労働者の仕事と育児の両立を推進するため、「子ども・子育て支援法等の一部を改正する法律案」の中に盛り込まれ、令和7年4月1日から、育児休業と併せて受給できる「出生後休業支援給付」と育児休業後に育児短時間勤務をしたため賃金が低下した場合に受給できる「育児時短就業給付」が同時に創設されます。
今回は創設される2つの給付について解説していきます。
出生後休業支援給付の創設【令和7年4月1日施行】
男は仕事、女は家庭という考え方が少しずつ変わり、男性の育児休業取得率は47.5%(23年6月公表)に達し、取得率は伸びています。しかし、厚生労働省の統計では1日休んだだけでも「育休取得した人」として取得率に含めていることもあり、男性が育児に参加している割合としてそのまま受け取ることはできない現状です。育児にしっかり携わることがきる十分な期間を取得し、配偶者をサポートできるようにしていく必要があります。

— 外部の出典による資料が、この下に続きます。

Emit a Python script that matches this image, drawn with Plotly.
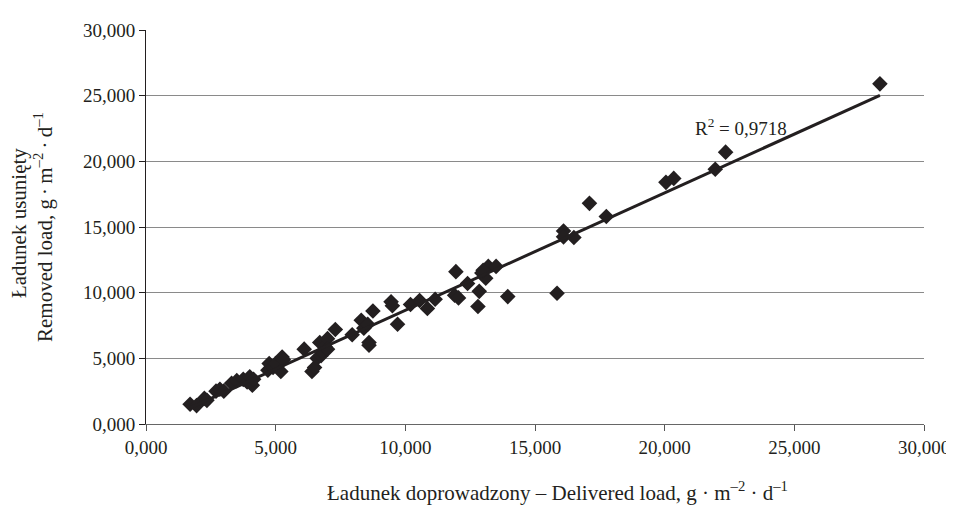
import numpy as np
import plotly.graph_objects as go

delivered = [1700, 1950, 2250, 2350, 2700, 2850, 3000, 3300, 3500, 3750, 3900, 4000, 4100, 4150,
             4700, 4750, 4900, 5000, 5200, 5250, 5300, 6100, 6400, 6500, 6600, 6700, 6750, 6800,
             6900, 7000, 7000, 7300, 7950, 8300, 8400, 8550, 8600, 8600, 8750, 9450, 9500, 9700,
             10200, 10550, 10850, 11150, 11900, 11950, 12050, 12400, 12800, 12850, 12950, 13100,
             13200, 13000, 13500, 13950, 15850, 16100, 16100, 16500, 17100, 17750, 20050, 20350,
             21950, 22350, 28300]
removed = [1500, 1400, 1950, 1800, 2500, 2650, 2500, 3100, 3300, 3400, 3200, 3600, 2950, 3400,
           4100, 4600, 4300, 4600, 4000, 5100, 4900, 5700, 4000, 4300, 5000, 6200, 5200, 5500,
           5900, 6500, 5700, 7200, 6800, 7900, 7300, 7600, 6200, 6000, 8600, 9300, 9000, 7600,
           9100, 9400, 8800, 9500, 9800, 11600, 9600, 10700, 8950, 10100, 11500, 11100,
           12000, 11700, 12000, 9700, 9950, 14700, 14250, 14200, 16800, 15800, 18400, 18700,
           19400, 20700, 25900]

tick_vals = [0, 5000, 10000, 15000, 20000, 25000, 30000]
tick_text = ["0,000", "5,000", "10,000", "15,000", "20,000", "25,000", "30,000"]
r2_label = "R<sup>2</sup> = 0,9718"
x_title = "Ładunek doprowadzony – Delivered load, g · m<sup>–2</sup> · d<sup>–1</sup>"
y_title_1 = "Ładunek usunięty"
y_title_2 = "Removed load, g\u2009·\u2009m<sup>–2</sup>\u2009·\u2009d<sup>–1</sup>"

x = np.array(delivered, dtype=float)
y = np.array(removed, dtype=float)
slope, intercept = np.polyfit(x, y, 1)
x_line = np.array([x.min(), x.max()])
y_line = slope * x_line + intercept

font_family = "Liberation Serif, Times New Roman, serif"
ink = "#231f20"

L, R, T, B = 138, 38, 16, 102
PW = 954 - L - R
PH = 518 - T - B

fig = go.Figure()
fig.add_trace(go.Scatter(x=delivered, y=removed, mode="markers",
                         marker=dict(symbol="diamond", size=12, color=ink),
                         showlegend=False))
fig.add_trace(go.Scatter(x=x_line, y=y_line, mode="lines",
                         line=dict(color=ink, width=3), showlegend=False))

fig.add_annotation(x=22950, y=22600, text=r2_label, showarrow=False,
                   font=dict(family=font_family, size=19, color=ink))

# axis titles as annotations (positions relative to plot area)
fig.add_annotation(xref="paper", yref="paper", x=(556 - 145) / PW, y=-69 / PH,
                   text=x_title, showarrow=False, xanchor="center", yanchor="middle",
                   font=dict(family=font_family, size=21, color=ink))
fig.add_annotation(xref="paper", yref="paper", x=-127 / PW, y=0.51,
                   text=y_title_1, textangle=-90, showarrow=False,
                   xanchor="center", yanchor="middle",
                   font=dict(family=font_family, size=21, color=ink))
fig.add_annotation(xref="paper", yref="paper", x=-103 / PW, y=0.5,
                   text=y_title_2, textangle=-90, showarrow=False,
                   xanchor="center", yanchor="middle",
                   font=dict(family=font_family, size=21, color=ink))

fig.update_layout(
    width=954, height=518,
    margin=dict(l=L, r=R, t=T, b=B),
    paper_bgcolor="white", plot_bgcolor="white",
    font=dict(family=font_family, size=19, color=ink),
    xaxis=dict(range=[0, 30000], tickvals=tick_vals, ticktext=tick_text,
               showgrid=False, zeroline=False, showline=True, linecolor="#666666",
               linewidth=1, ticks="outside", ticklen=6, tickcolor="#555555"),
    yaxis=dict(range=[0, 30000], tickvals=tick_vals, ticktext=tick_text,
               showgrid=True, gridcolor="#8a8a8a", gridwidth=1, zeroline=False,
               showline=True, linecolor=ink, linewidth=1, ticks="outside", ticklen=6,
               tickcolor=ink),
)

fig.write_html("out.html")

出生後休業支援給付は、通常の育児休業給付に「休業開始時賃金の13%相当額」が上乗せされる給付金制度です。現在は、一定の条件を満たせば育児休業中に休業前の賃金の67%(181日以降は50%)の育児休業給付を受けられますが、最大28日間、出生後休業支援給付が13%上乗せされることで、給付率が80%に上がります。(育児休業開始から28日間の手取りが実質100%になります)
以下の①、②の両方の要件を満たす必要があります。
①子の出生直後の一定期間以内(男性は子の出生後8週間以内、女性は産後休業後8週間以内)に育児休業を取得すること
②被保険者とその配偶者の両方が14日以上の育児休業を取得すること
※令和7年4月1日以降に上記要件を満たした方が支給対象となります。
引用:厚生労働省「子ども・子育て支援法等の一部を改正する法律が公布され、雇用保険制度が変わります」
育児時短就業給付の創設【令和7年4月1日施行】
現状では、育児のための短時間勤務制度を選択し、賃金が低下した労働者に対して給付する制度はありません。育児期を通じた柔軟な働き方を推進するため、令和7年4月から、育児時短就業給付が創設されます。育児時短就業給付は、被保険者が、2歳未満の子を養育するために、時短勤務をしている場合に、時短勤務中に支払われた賃金額の最大10%を支給する制度です。
※令和7年4月1日以降に上記の時短勤務を開始する方が支給対象となります。
引用:厚生労働省「子ども・子育て支援法等の一部を改正する法律が公布され、雇用保険制度が変わります」
まとめ
今回は創設される2つの給付制度を解説しましたが、今後も仕事と育児の両立を推進するための改正が続きます。労務の担当者はしっかり動向を把握していく必要がありますので、分からない事柄は社会保険労務士など専門家にご相談ください。